Images should be left out, and everything else in the listing reproduced exactly.
------------------------------------------------
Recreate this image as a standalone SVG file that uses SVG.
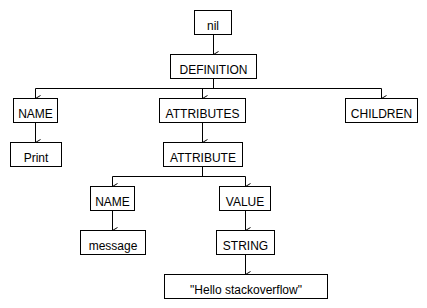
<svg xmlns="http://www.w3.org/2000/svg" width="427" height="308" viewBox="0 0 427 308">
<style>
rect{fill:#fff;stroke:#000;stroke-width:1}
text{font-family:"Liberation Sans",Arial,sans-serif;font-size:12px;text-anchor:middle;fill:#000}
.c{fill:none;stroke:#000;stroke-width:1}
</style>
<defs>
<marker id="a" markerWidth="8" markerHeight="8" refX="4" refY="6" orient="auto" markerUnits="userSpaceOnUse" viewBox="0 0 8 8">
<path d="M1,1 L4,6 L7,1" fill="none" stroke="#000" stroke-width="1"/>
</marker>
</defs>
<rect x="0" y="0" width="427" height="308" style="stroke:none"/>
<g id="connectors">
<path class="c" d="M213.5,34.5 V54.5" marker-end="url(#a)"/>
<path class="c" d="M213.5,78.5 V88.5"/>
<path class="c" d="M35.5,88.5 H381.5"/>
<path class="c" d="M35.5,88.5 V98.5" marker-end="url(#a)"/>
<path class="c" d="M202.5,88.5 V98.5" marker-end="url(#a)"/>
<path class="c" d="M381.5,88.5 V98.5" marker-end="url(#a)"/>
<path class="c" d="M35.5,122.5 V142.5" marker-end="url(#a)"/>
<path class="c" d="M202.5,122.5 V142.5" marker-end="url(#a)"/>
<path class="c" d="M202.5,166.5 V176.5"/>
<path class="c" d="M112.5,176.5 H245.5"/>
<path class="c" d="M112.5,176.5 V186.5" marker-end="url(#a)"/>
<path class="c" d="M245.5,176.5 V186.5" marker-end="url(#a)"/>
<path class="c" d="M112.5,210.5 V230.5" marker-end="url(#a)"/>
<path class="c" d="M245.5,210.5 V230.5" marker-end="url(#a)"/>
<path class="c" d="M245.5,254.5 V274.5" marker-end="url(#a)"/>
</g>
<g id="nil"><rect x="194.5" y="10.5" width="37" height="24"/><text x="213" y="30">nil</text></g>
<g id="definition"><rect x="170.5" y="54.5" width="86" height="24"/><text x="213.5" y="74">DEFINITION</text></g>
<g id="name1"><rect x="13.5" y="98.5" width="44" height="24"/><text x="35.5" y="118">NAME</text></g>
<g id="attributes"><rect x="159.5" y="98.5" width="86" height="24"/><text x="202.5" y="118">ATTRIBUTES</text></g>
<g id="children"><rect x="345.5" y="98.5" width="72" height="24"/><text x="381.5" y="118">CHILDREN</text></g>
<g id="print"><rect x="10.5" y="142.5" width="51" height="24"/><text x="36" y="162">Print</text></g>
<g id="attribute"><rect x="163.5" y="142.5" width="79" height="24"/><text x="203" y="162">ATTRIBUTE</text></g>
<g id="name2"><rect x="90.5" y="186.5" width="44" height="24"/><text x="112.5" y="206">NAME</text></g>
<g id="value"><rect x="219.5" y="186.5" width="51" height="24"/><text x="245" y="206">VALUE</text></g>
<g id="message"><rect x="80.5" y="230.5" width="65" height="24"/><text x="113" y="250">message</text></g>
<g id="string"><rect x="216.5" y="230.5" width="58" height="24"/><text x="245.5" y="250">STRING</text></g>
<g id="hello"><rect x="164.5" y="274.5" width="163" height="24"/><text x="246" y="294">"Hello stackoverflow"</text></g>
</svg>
------------------------------------------------
■ Expected answer ■
Recreate this image as a standalone SVG file that uses SVG.
<svg xmlns="http://www.w3.org/2000/svg" width="427" height="308" viewBox="0 0 427 308">
<style>
rect{fill:#fff;stroke:#000;stroke-width:1}
text{font-family:"Liberation Sans",Arial,sans-serif;font-size:12px;text-anchor:middle;fill:#000}
.c{fill:none;stroke:#000;stroke-width:1}
</style>
<defs>
<marker id="a" markerWidth="8" markerHeight="8" refX="4" refY="6" orient="auto" markerUnits="userSpaceOnUse" viewBox="0 0 8 8">
<path d="M1,1 L4,6 L7,1" fill="none" stroke="#000" stroke-width="1"/>
</marker>
</defs>
<rect x="0" y="0" width="427" height="308" style="stroke:none"/>
<g id="connectors">
<path class="c" d="M213.5,34.5 V54.5" marker-end="url(#a)"/>
<path class="c" d="M213.5,78.5 V88.5"/>
<path class="c" d="M35.5,88.5 H381.5"/>
<path class="c" d="M35.5,88.5 V98.5" marker-end="url(#a)"/>
<path class="c" d="M202.5,88.5 V98.5" marker-end="url(#a)"/>
<path class="c" d="M381.5,88.5 V98.5" marker-end="url(#a)"/>
<path class="c" d="M35.5,122.5 V142.5" marker-end="url(#a)"/>
<path class="c" d="M202.5,122.5 V142.5" marker-end="url(#a)"/>
<path class="c" d="M202.5,166.5 V176.5"/>
<path class="c" d="M112.5,176.5 H245.5"/>
<path class="c" d="M112.5,176.5 V186.5" marker-end="url(#a)"/>
<path class="c" d="M245.5,176.5 V186.5" marker-end="url(#a)"/>
<path class="c" d="M112.5,210.5 V230.5" marker-end="url(#a)"/>
<path class="c" d="M245.5,210.5 V230.5" marker-end="url(#a)"/>
<path class="c" d="M245.5,254.5 V274.5" marker-end="url(#a)"/>
</g>
<g id="nil"><rect x="194.5" y="10.5" width="37" height="24"/><text x="213" y="30">nil</text></g>
<g id="definition"><rect x="170.5" y="54.5" width="86" height="24"/><text x="213.5" y="74">DEFINITION</text></g>
<g id="name1"><rect x="13.5" y="98.5" width="44" height="24"/><text x="35.5" y="118">NAME</text></g>
<g id="attributes"><rect x="159.5" y="98.5" width="86" height="24"/><text x="202.5" y="118">ATTRIBUTES</text></g>
<g id="children"><rect x="345.5" y="98.5" width="72" height="24"/><text x="381.5" y="118">CHILDREN</text></g>
<g id="print"><rect x="10.5" y="142.5" width="51" height="24"/><text x="36" y="162">Print</text></g>
<g id="attribute"><rect x="163.5" y="142.5" width="79" height="24"/><text x="203" y="162">ATTRIBUTE</text></g>
<g id="name2"><rect x="90.5" y="186.5" width="44" height="24"/><text x="112.5" y="206">NAME</text></g>
<g id="value"><rect x="219.5" y="186.5" width="51" height="24"/><text x="245" y="206">VALUE</text></g>
<g id="message"><rect x="80.5" y="230.5" width="65" height="24"/><text x="113" y="250">message</text></g>
<g id="string"><rect x="216.5" y="230.5" width="58" height="24"/><text x="245.5" y="250">STRING</text></g>
<g id="hello"><rect x="164.5" y="274.5" width="163" height="24"/><text x="246" y="294">"Hello stackoverflow"</text></g>
</svg>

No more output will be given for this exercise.